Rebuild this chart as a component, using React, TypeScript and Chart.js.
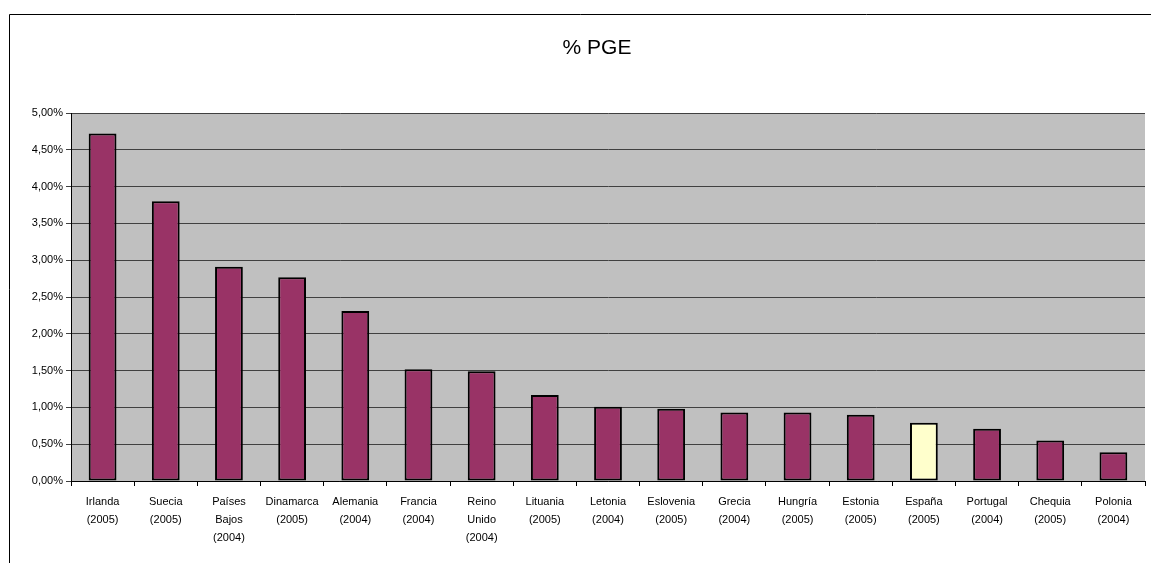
import React, { useEffect, useRef } from "react";
import { Chart, registerables } from "chart.js";

Chart.register(...registerables);

const categories: string[][] = [
  ["Irlanda", "(2005)"],
  ["Suecia", "(2005)"],
  ["Países", "Bajos", "(2004)"],
  ["Dinamarca", "(2005)"],
  ["Alemania", "(2004)"],
  ["Francia", "(2004)"],
  ["Reino", "Unido", "(2004)"],
  ["Lituania", "(2005)"],
  ["Letonia", "(2004)"],
  ["Eslovenia", "(2005)"],
  ["Grecia", "(2004)"],
  ["Hungría", "(2005)"],
  ["Estonia", "(2005)"],
  ["España", "(2005)"],
  ["Portugal", "(2004)"],
  ["Chequia", "(2005)"],
  ["Polonia", "(2004)"],
];

const pgeValues: number[] = [
  4.72, 3.8, 2.91, 2.77, 2.31, 1.52, 1.49, 1.17, 1.01, 0.98, 0.93, 0.93, 0.9,
  0.79, 0.71, 0.55, 0.39,
];

const highlightCategory = "España";
const titleText = "% PGE";

const FONT = "'Liberation Sans', Arial, sans-serif";

export default function App() {
  const canvasRef = useRef<HTMLCanvasElement | null>(null);

  useEffect(() => {
    const canvas = canvasRef.current;
    if (!canvas) return;

    const bgPlugin = {
      id: "excelFrame",
      beforeDraw(chart: any) {
        const ctx = chart.ctx;
        const a = chart.chartArea;
        ctx.save();
        ctx.fillStyle = "#ffffff";
        ctx.fillRect(0, 0, chart.width, chart.height);
        ctx.strokeStyle = "#000000";
        ctx.lineWidth = 1;
        ctx.beginPath();
        ctx.moveTo(9.5, chart.height + 2);
        ctx.lineTo(9.5, 14.5);
        ctx.lineTo(chart.width + 2, 14.5);
        ctx.stroke();
        ctx.fillStyle = "#C0C0C0";
        ctx.fillRect(a.left, a.top, a.right - a.left, a.bottom - a.top);
        ctx.fillStyle = "#000000";
        ctx.font = `21px ${FONT}`;
        ctx.textAlign = "center";
        ctx.textBaseline = "middle";
        ctx.fillText(titleText, 597, 48);
        ctx.restore();
      },
    };

    const colors = categories.map((c) =>
      c[0] === highlightCategory ? "#FFFFCC" : "#993366"
    );

    const chart = new Chart(canvas, {
      type: "bar",
      data: {
        labels: categories,
        datasets: [
          {
            data: pgeValues,
            backgroundColor: colors,
            borderColor: "#000000",
            borderWidth: 2,
            borderSkipped: false,
            categoryPercentage: 1,
            barPercentage: 0.44,
          },
        ],
      },
      options: {
        animation: false,
        responsive: false,
        layout: { padding: { top: 113, right: 6, left: 0, bottom: 0 } },
        plugins: {
          legend: { display: false },
          tooltip: { enabled: false },
          title: { display: false },
        },
        scales: {
          x: {
            grid: {
              offset: true,
              drawOnChartArea: false,
              drawTicks: true,
              tickLength: 5,
              color: "#000000",
            },
            border: { color: "#000000", width: 1 },
            ticks: {
              color: "#000000",
              font: { family: FONT, size: 11, lineHeight: "18px" as any },
              padding: 7,
              maxRotation: 0,
              autoSkip: false,
            },
            afterFit(scale: any) {
              scale.height = 82;
            },
          },
          y: {
            min: 0,
            max: 5,
            grid: {
              color: "#404040",
              drawTicks: true,
              tickLength: 5,
            },
            border: { color: "#000000", width: 1 },
            ticks: {
              stepSize: 0.5,
              color: "#000000",
              font: { family: FONT, size: 11 },
              padding: 3,
              callback: (v: any) => Number(v).toFixed(2).replace(".", ",") + "%",
            },
            afterFit(scale: any) {
              scale.width = 71;
            },
          },
        },
      },
      plugins: [bgPlugin],
    });

    return () => chart.destroy();
  }, []);

  return (
    <div style={{ position: "fixed", left: 0, top: 0, width: 1151, height: 563 }}>
      <canvas ref={canvasRef} width={1151} height={563} style={{ display: "block" }} />
    </div>
  );
}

• [Prompt]:
Leave out the pictures and restate everything else word for word.

• [Exercise response]:
Rebuild this chart as a component, using React, TypeScript and Chart.js.
import React, { useEffect, useRef } from "react";
import { Chart, registerables } from "chart.js";

Chart.register(...registerables);

const categories: string[][] = [
  ["Irlanda", "(2005)"],
  ["Suecia", "(2005)"],
  ["Países", "Bajos", "(2004)"],
  ["Dinamarca", "(2005)"],
  ["Alemania", "(2004)"],
  ["Francia", "(2004)"],
  ["Reino", "Unido", "(2004)"],
  ["Lituania", "(2005)"],
  ["Letonia", "(2004)"],
  ["Eslovenia", "(2005)"],
  ["Grecia", "(2004)"],
  ["Hungría", "(2005)"],
  ["Estonia", "(2005)"],
  ["España", "(2005)"],
  ["Portugal", "(2004)"],
  ["Chequia", "(2005)"],
  ["Polonia", "(2004)"],
];

const pgeValues: number[] = [
  4.72, 3.8, 2.91, 2.77, 2.31, 1.52, 1.49, 1.17, 1.01, 0.98, 0.93, 0.93, 0.9,
  0.79, 0.71, 0.55, 0.39,
];

const highlightCategory = "España";
const titleText = "% PGE";

const FONT = "'Liberation Sans', Arial, sans-serif";

export default function App() {
  const canvasRef = useRef<HTMLCanvasElement | null>(null);

  useEffect(() => {
    const canvas = canvasRef.current;
    if (!canvas) return;

    const bgPlugin = {
      id: "excelFrame",
      beforeDraw(chart: any) {
        const ctx = chart.ctx;
        const a = chart.chartArea;
        ctx.save();
        ctx.fillStyle = "#ffffff";
        ctx.fillRect(0, 0, chart.width, chart.height);
        ctx.strokeStyle = "#000000";
        ctx.lineWidth = 1;
        ctx.beginPath();
        ctx.moveTo(9.5, chart.height + 2);
        ctx.lineTo(9.5, 14.5);
        ctx.lineTo(chart.width + 2, 14.5);
        ctx.stroke();
        ctx.fillStyle = "#C0C0C0";
        ctx.fillRect(a.left, a.top, a.right - a.left, a.bottom - a.top);
        ctx.fillStyle = "#000000";
        ctx.font = `21px ${FONT}`;
        ctx.textAlign = "center";
        ctx.textBaseline = "middle";
        ctx.fillText(titleText, 597, 48);
        ctx.restore();
      },
    };

    const colors = categories.map((c) =>
      c[0] === highlightCategory ? "#FFFFCC" : "#993366"
    );

    const chart = new Chart(canvas, {
      type: "bar",
      data: {
        labels: categories,
        datasets: [
          {
            data: pgeValues,
            backgroundColor: colors,
            borderColor: "#000000",
            borderWidth: 2,
            borderSkipped: false,
            categoryPercentage: 1,
            barPercentage: 0.44,
          },
        ],
      },
      options: {
        animation: false,
        responsive: false,
        layout: { padding: { top: 113, right: 6, left: 0, bottom: 0 } },
        plugins: {
          legend: { display: false },
          tooltip: { enabled: false },
          title: { display: false },
        },
        scales: {
          x: {
            grid: {
              offset: true,
              drawOnChartArea: false,
              drawTicks: true,
              tickLength: 5,
              color: "#000000",
            },
            border: { color: "#000000", width: 1 },
            ticks: {
              color: "#000000",
              font: { family: FONT, size: 11, lineHeight: "18px" as any },
              padding: 7,
              maxRotation: 0,
              autoSkip: false,
            },
            afterFit(scale: any) {
              scale.height = 82;
            },
          },
          y: {
            min: 0,
            max: 5,
            grid: {
              color: "#404040",
              drawTicks: true,
              tickLength: 5,
            },
            border: { color: "#000000", width: 1 },
            ticks: {
              stepSize: 0.5,
              color: "#000000",
              font: { family: FONT, size: 11 },
              padding: 3,
              callback: (v: any) => Number(v).toFixed(2).replace(".", ",") + "%",
            },
            afterFit(scale: any) {
              scale.width = 71;
            },
          },
        },
      },
      plugins: [bgPlugin],
    });

    return () => chart.destroy();
  }, []);

  return (
    <div style={{ position: "fixed", left: 0, top: 0, width: 1151, height: 563 }}>
      <canvas ref={canvasRef} width={1151} height={563} style={{ display: "block" }} />
    </div>
  );
}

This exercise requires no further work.